> [What you are asked to do]:
Using the records below, locate all lines containing "this" and return them.
— start of Data shown —
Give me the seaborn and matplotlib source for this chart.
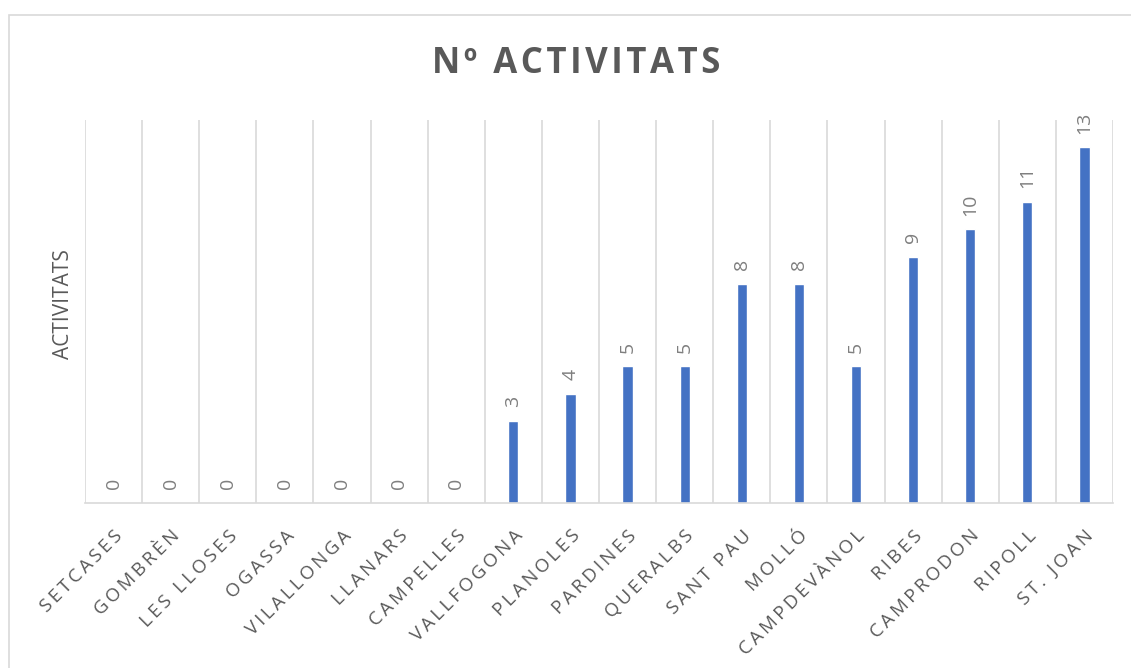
— end of Data shown —
— start of Data shown —
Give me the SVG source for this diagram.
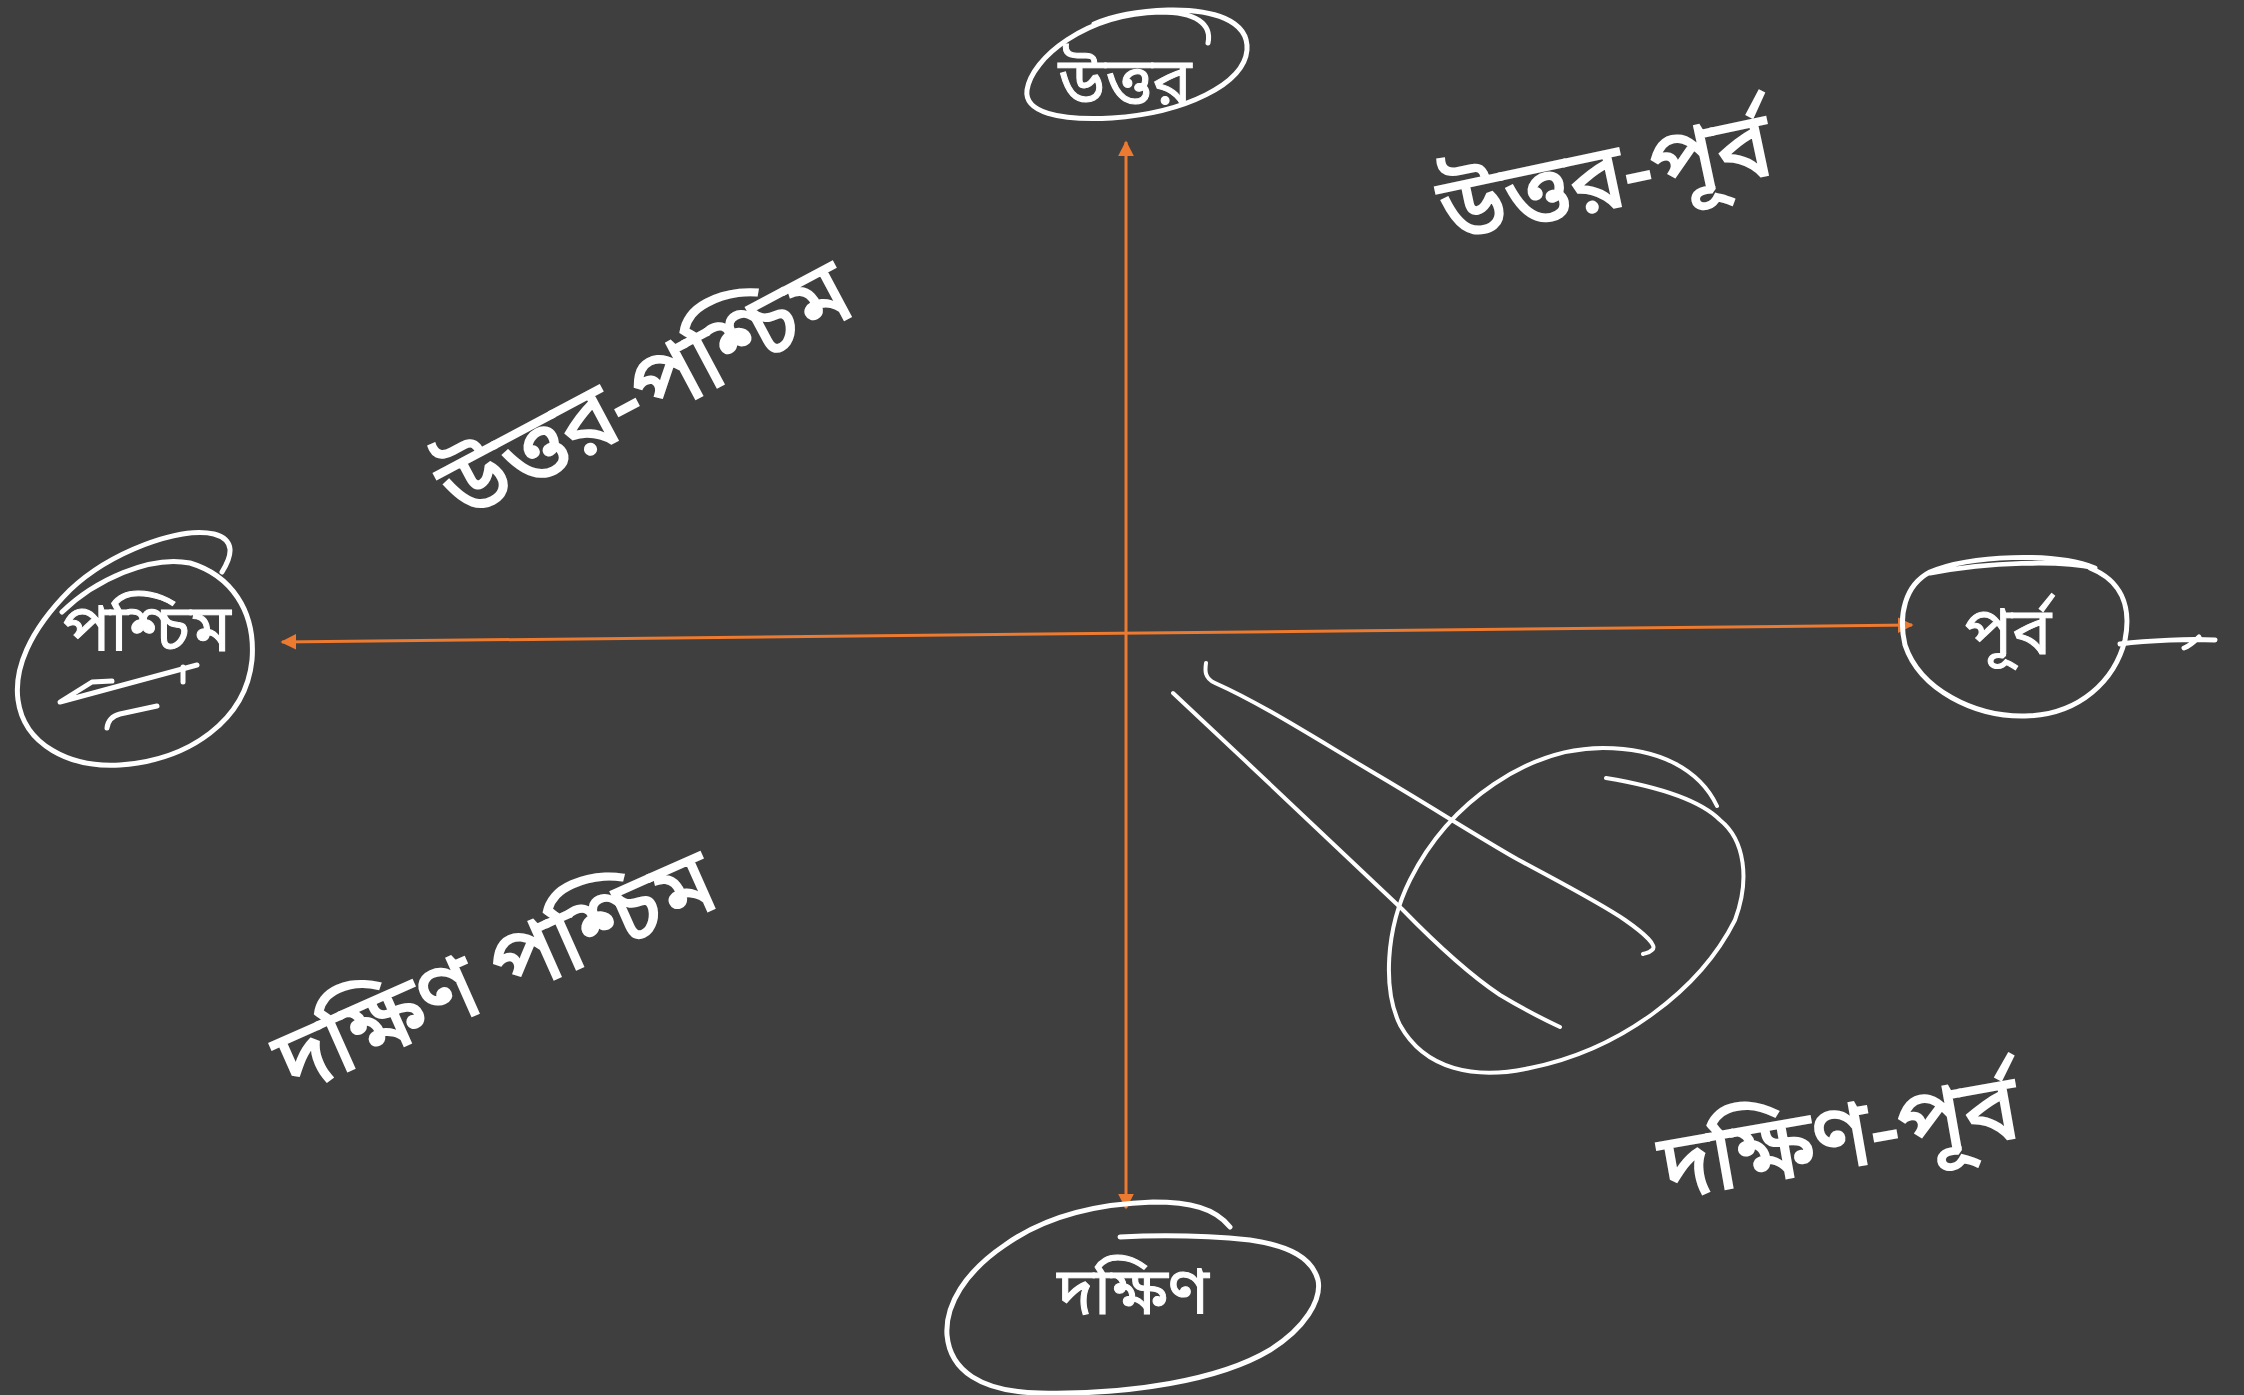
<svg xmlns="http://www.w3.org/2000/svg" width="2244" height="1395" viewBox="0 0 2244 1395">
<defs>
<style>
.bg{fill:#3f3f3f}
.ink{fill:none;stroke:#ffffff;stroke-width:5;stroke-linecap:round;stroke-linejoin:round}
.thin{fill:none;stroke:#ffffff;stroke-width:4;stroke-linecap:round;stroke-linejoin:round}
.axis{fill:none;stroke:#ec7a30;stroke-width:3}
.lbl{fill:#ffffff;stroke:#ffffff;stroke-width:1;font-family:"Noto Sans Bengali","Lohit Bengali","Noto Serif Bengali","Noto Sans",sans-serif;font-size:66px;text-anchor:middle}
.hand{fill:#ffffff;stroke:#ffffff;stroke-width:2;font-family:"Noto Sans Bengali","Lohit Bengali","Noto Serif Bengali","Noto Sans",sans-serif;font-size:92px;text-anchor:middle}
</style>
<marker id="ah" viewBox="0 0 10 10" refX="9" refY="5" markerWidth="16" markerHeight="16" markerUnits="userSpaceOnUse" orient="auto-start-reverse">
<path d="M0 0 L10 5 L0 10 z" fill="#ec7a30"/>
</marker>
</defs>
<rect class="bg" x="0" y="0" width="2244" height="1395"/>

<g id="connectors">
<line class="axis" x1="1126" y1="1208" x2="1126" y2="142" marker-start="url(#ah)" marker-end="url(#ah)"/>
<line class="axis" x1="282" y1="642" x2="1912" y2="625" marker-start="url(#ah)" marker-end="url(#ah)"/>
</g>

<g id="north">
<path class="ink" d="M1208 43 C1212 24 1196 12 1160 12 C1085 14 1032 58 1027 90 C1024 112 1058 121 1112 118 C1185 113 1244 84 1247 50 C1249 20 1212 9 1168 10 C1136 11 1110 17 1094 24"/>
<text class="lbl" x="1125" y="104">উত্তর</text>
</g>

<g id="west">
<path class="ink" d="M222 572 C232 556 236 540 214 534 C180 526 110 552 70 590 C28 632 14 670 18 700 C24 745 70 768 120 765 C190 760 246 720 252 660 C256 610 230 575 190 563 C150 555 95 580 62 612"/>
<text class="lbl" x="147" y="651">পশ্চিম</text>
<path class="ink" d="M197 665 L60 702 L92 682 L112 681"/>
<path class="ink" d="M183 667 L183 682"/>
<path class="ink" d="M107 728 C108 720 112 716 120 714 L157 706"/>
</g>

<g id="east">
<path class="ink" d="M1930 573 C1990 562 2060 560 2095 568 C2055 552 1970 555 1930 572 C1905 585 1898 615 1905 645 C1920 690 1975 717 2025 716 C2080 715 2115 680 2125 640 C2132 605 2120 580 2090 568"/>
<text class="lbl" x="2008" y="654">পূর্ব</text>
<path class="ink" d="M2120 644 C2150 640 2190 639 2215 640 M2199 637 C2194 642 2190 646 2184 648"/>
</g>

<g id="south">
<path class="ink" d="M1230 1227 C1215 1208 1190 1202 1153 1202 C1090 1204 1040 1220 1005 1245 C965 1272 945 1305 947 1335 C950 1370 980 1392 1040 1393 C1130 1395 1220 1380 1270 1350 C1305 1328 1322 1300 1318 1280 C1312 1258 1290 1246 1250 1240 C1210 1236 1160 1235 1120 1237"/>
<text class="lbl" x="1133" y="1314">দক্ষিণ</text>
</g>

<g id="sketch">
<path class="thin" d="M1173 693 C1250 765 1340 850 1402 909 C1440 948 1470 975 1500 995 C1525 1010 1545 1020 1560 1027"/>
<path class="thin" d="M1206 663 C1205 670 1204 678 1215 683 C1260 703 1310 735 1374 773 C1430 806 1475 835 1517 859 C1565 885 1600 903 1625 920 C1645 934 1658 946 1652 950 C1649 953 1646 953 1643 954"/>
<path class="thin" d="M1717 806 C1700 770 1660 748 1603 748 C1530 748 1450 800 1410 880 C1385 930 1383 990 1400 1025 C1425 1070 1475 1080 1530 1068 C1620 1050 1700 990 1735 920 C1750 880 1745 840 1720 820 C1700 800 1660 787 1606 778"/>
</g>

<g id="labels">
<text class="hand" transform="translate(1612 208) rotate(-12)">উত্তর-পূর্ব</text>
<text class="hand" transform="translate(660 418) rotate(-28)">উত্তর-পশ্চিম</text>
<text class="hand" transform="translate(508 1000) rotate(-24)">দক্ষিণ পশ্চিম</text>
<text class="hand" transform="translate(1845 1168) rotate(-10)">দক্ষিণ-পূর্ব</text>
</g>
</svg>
— end of Data shown —
— start of Data shown —
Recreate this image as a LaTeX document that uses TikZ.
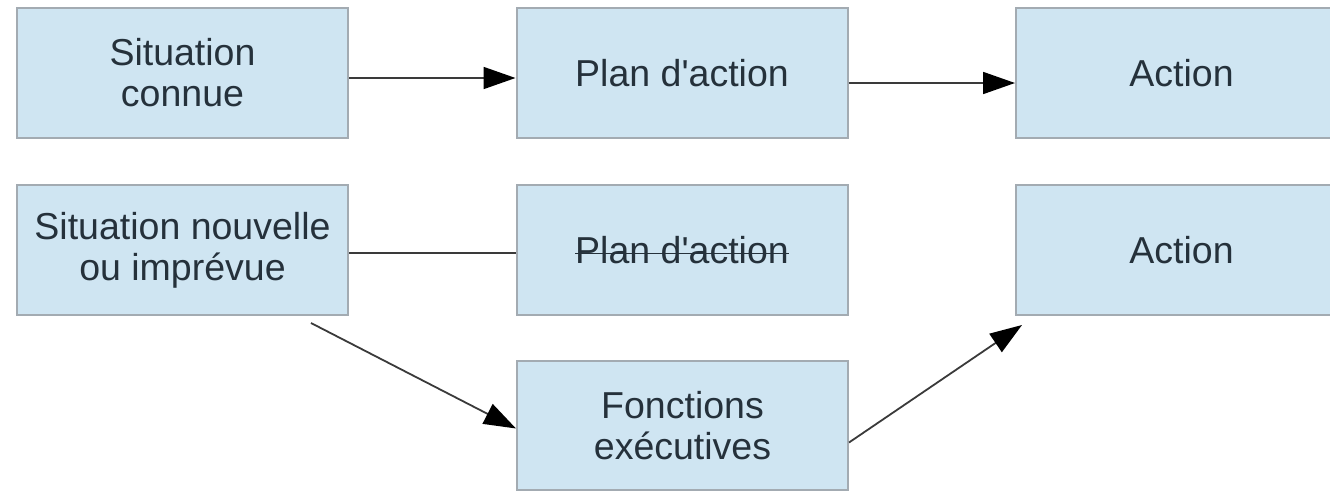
— end of Data shown —
> [Complete answer]:
Give me the seaborn and matplotlib source for this chart.
Give me the SVG source for this diagram.
Recreate this image as a LaTeX document that uses TikZ.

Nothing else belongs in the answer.